A certain kind of person might be waiting for the Clintons—Hillary in particular—to burst back onto the political scene to help the Democrats win across the country in November’s midterms. But for a host of reasons, the Clintons have been largely absent, with a Monday report from The New York Times further suggesting that Democrats fear Bill Clinton’s involvement most of all.
Chief among the reasons Bill Clinton has been sidelined, according to the Times, is the renewed scrutiny of his past mistreatment of women—claims that, although largely forgiven among members of his own party, are being examined in a harsher light in the #MeToo era.
Friends of the couple also told the paper that the former president remains “passionately angry about 2016, often railing against targets like Senator Bernie Sanders and ranting about Russia, raising concerns about his ability to stay on message.”
This is probably smart.

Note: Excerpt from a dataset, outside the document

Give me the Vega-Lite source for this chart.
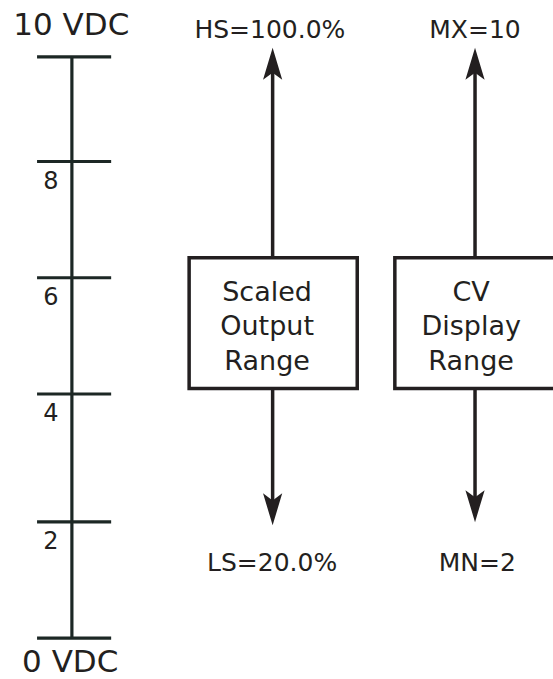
{
  "$schema": "https://vega.github.io/schema/vega-lite/v6.json",
  "width": 553,
  "height": 679,
  "autosize": {"type": "fit", "contains": "padding"},
  "padding": 0,
  "background": "white",
  "config": {"view": {"stroke": null}},
  "datasets": {
    "axis": [{"x": 13.0, "y": 0, "y2": 10}],
    "ticks": [
      {"x": 6.7, "x2": 20.1, "lx": 9.2, "y": 10, "label": ""},
      {"x": 6.7, "x2": 20.1, "lx": 9.2, "y": 8.2, "label": "8"},
      {"x": 6.7, "x2": 20.1, "lx": 9.2, "y": 6.2, "label": "6"},
      {"x": 6.7, "x2": 20.1, "lx": 9.2, "y": 4.2, "label": "4"},
      {"x": 6.7, "x2": 20.1, "lx": 9.2, "y": 2.0, "label": "2"},
      {"x": 6.7, "x2": 20.1, "lx": 9.2, "y": 0, "label": ""}
    ],
    "ends": [
      {"x": 12.9, "y": 10.53, "label": "10 VDC"},
      {"x": 12.7, "y": -0.43, "label": "0 VDC"}
    ],
    "boxes": [
      {"name": "Scaled Output Range", "x": 34.2, "x2": 64.6, "y": 4.296, "y2": 6.546, "tx": 48.3, "ty": 5.945, "text": "Scaled|Output|Range"},
      {"name": "CV Display Range", "x": 71.4, "x2": 103, "y": 4.296, "y2": 6.546, "tx": 85.2, "ty": 5.945, "text": "CV|Display|Range"}
    ],
    "stems": [
      {"x": 49.3, "y": 6.546, "y2": 9.8},
      {"x": 49.3, "y": 4.296, "y2": 2.35},
      {"x": 85.9, "y": 6.546, "y2": 9.8},
      {"x": 85.9, "y": 4.296, "y2": 2.35}
    ],
    "heads_up": [
      {"x": 49.3, "y": 9.88},
      {"x": 85.9, "y": 9.88}
    ],
    "heads_down": [
      {"x": 49.3, "y": 2.216},
      {"x": 85.9, "y": 2.27}
    ],
    "limits": [
      {"x": 48.8, "y": 10.464, "label": "HS=100.0%"},
      {"x": 85.9, "y": 10.464, "label": "MX=10"},
      {"x": 49.2, "y": 1.289, "label": "LS=20.0%"},
      {"x": 86.3, "y": 1.289, "label": "MN=2"}
    ]
  },
  "layer": [
    {
      "data": {"name": "axis"},
      "mark": {"type": "rule", "stroke": "#1c2725", "strokeWidth": 3.2},
      "encoding": {
        "x": {"field": "x", "type": "quantitative", "scale": {"domain": [0, 100], "nice": false, "zero": false}, "axis": null},
        "y": {"field": "y", "type": "quantitative", "scale": {"domain": [-0.687, 10.979], "nice": false, "zero": false}, "axis": null},
        "y2": {"field": "y2"}
      }
    },
    {
      "data": {"name": "ticks"},
      "mark": {"type": "rule", "stroke": "#1c2725", "strokeWidth": 3.2},
      "encoding": {
        "x": {"field": "x", "type": "quantitative"},
        "x2": {"field": "x2"},
        "y": {"field": "y", "type": "quantitative"}
      }
    },
    {
      "data": {"name": "ticks"},
      "mark": {"type": "text", "font": "DejaVu Sans", "fontSize": 24, "color": "#231f20", "baseline": "middle", "align": "center", "dy": 20},
      "encoding": {
        "x": {"field": "lx", "type": "quantitative"},
        "y": {"field": "y", "type": "quantitative"},
        "text": {"field": "label"}
      }
    },
    {
      "data": {"name": "ends"},
      "mark": {"type": "text", "font": "DejaVu Sans", "fontSize": 31, "color": "#231f20", "baseline": "middle", "align": "center"},
      "encoding": {
        "x": {"field": "x", "type": "quantitative"},
        "y": {"field": "y", "type": "quantitative"},
        "text": {"field": "label"}
      }
    },
    {
      "data": {"name": "stems"},
      "mark": {"type": "rule", "stroke": "#231f20", "strokeWidth": 3.5},
      "encoding": {
        "x": {"field": "x", "type": "quantitative"},
        "y": {"field": "y", "type": "quantitative"},
        "y2": {"field": "y2"}
      }
    },
    {
      "data": {"name": "heads_up"},
      "mark": {"type": "point", "filled": true, "opacity": 1, "color": "#231f20", "size": 1024, "shape": "M0,-1L0.6,1L0,0.55L-0.6,1Z"},
      "encoding": {
        "x": {"field": "x", "type": "quantitative"},
        "y": {"field": "y", "type": "quantitative"}
      }
    },
    {
      "data": {"name": "heads_down"},
      "mark": {"type": "point", "filled": true, "opacity": 1, "color": "#231f20", "size": 1024, "shape": "M0,1L0.6,-1L0,-0.55L-0.6,-1Z"},
      "encoding": {
        "x": {"field": "x", "type": "quantitative"},
        "y": {"field": "y", "type": "quantitative"}
      }
    },
    {
      "data": {"name": "boxes"},
      "mark": {"type": "rect", "fill": "white", "stroke": "#231f20", "strokeWidth": 3.5, "clip": true},
      "encoding": {
        "x": {"field": "x", "type": "quantitative"},
        "x2": {"field": "x2"},
        "y": {"field": "y", "type": "quantitative"},
        "y2": {"field": "y2"}
      }
    },
    {
      "data": {"name": "boxes"},
      "mark": {"type": "text", "font": "DejaVu Sans", "fontSize": 27, "color": "#231f20", "baseline": "middle", "align": "center", "lineBreak": "|", "lineHeight": 34.5},
      "encoding": {
        "x": {"field": "tx", "type": "quantitative"},
        "y": {"field": "ty", "type": "quantitative"},
        "text": {"field": "text"}
      }
    },
    {
      "data": {"name": "limits"},
      "mark": {"type": "text", "font": "DejaVu Sans", "fontSize": 25, "color": "#231f20", "baseline": "middle", "align": "center"},
      "encoding": {
        "x": {"field": "x", "type": "quantitative"},
        "y": {"field": "y", "type": "quantitative"},
        "text": {"field": "label"}
      }
    }
  ]
}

In moments where Clinton was directly challenged by activists on the campaign trail—like Black Lives Matter protesters in Philadelphia—he handled them poorly, drowning out their chants and then later minimizing their very valid concerns. One can only imagine how Clinton would handle a crop of protesters focused on past ills that hit even closer to home.
Now, Democratic candidates have been forced into an awkward stance when Clinton has reached out to offer his help:
During the special election for Senate in Alabama in December, Doug Jones, the Democrat who won the race, considered enlisting Mr. Clinton’s help before abandoning the idea as too risky.
When Mr. Clinton offered to campaign for Ralph Northam, now the governor of Virginia, Mr. Northam’s camp responded cautiously. Rather than headlining a public event, Mr. Clinton was urged to attend a fund-raiser already scheduled in the Washington area — a suggestion that offended the former president, according to people briefed on the awkward exchange. The Northam and Clinton camps discussed a church visit in October but failed to agree on a date.
The Times also reports that Hillary Clinton will endorse longtime political ally Governor Andrew Cuomo in his re-election bid at a state party convention in Long Island this week—marking her first major public contribution to the 2018 cycle. It’s tremendously unsurprising that Clinton, an emblem of the party establishment, would endorse her loyal friend over his left wing challenger, Cynthia Nixon. She is nothing if not reliable in her cronyism. But the sooner the Clintons’ lingering reign over party holdouts ends, the better.